P.S.: In Deutschland kommen noch zwei besondere Aspekte hinzu. Erstens sind die Deutschen, zusammen mit den Japanern, das älteste Volk der Erde (Durchschnittsalter: 46 Jahre). Und alte Leute diskutieren bekanntlich nicht gerne. Sie haben bereits eine Meinung und das schon sehr lange. Zweitens gibt es im Neobiedermeier des Jahres 2015 eine in weiten Teilen entpolitisierte Öffentlichkeit. Die alten Deutschen haben es sich in ihrem Leben bequem gemacht, sie haben ihre liebgewonnenen Gewohnheiten, sie sind unbeweglich geworden.

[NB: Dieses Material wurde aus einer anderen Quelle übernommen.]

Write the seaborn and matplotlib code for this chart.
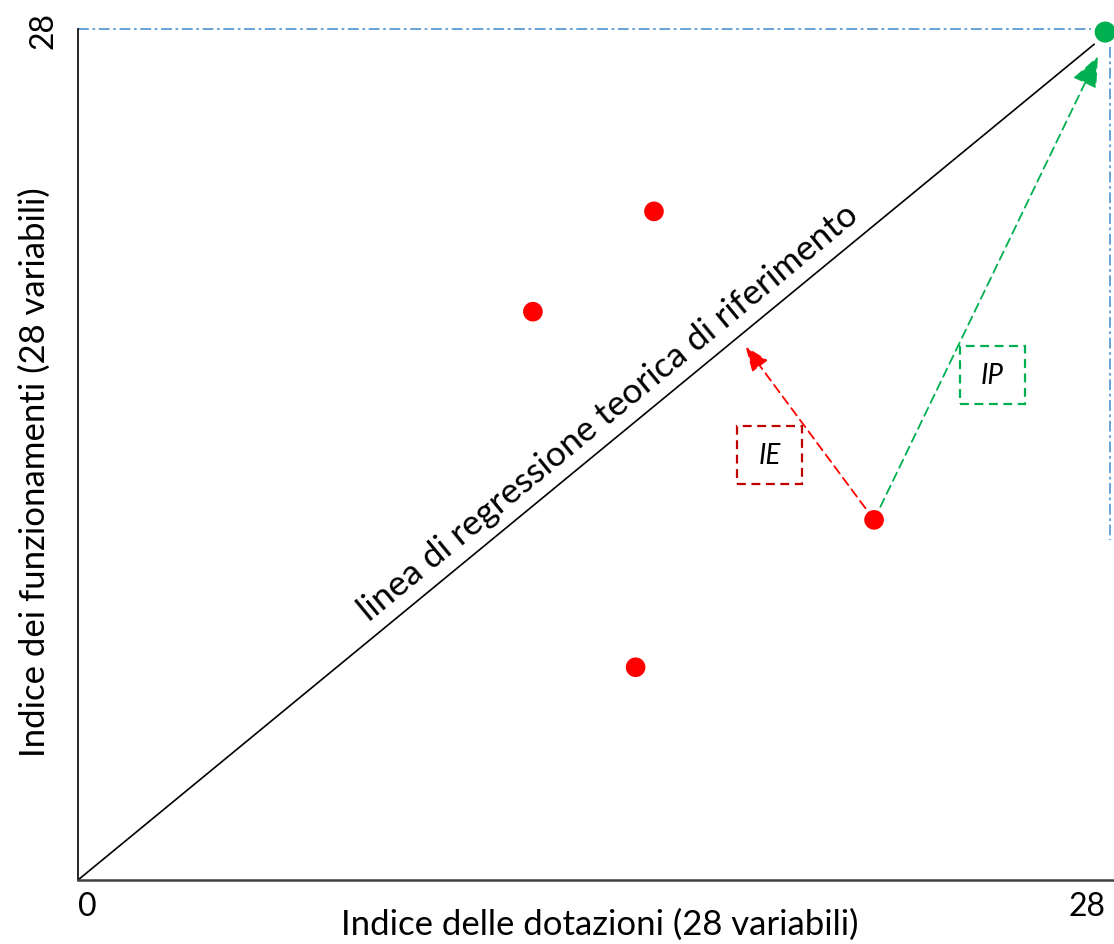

Und politische Debatten sind, wenn man sie ernst nimmt, etwas sehr unbequemes, sie könnten zu Veränderungen führen. Veränderungen möchte man aber nicht. Man hat seinen festen Beruf, seinen festen Wohnort – und eben seine feste Meinung. Die einzige erfolgreiche Neuerscheinung dieses Jahrhunderts war darum „Landlust“ von einem totalen Außenseiter, dem Landwirtschaftsverlag Münster. Verkaufte Auflage im ersten Quartal 2015: 1.065.624 Exemplare pro Ausgabe.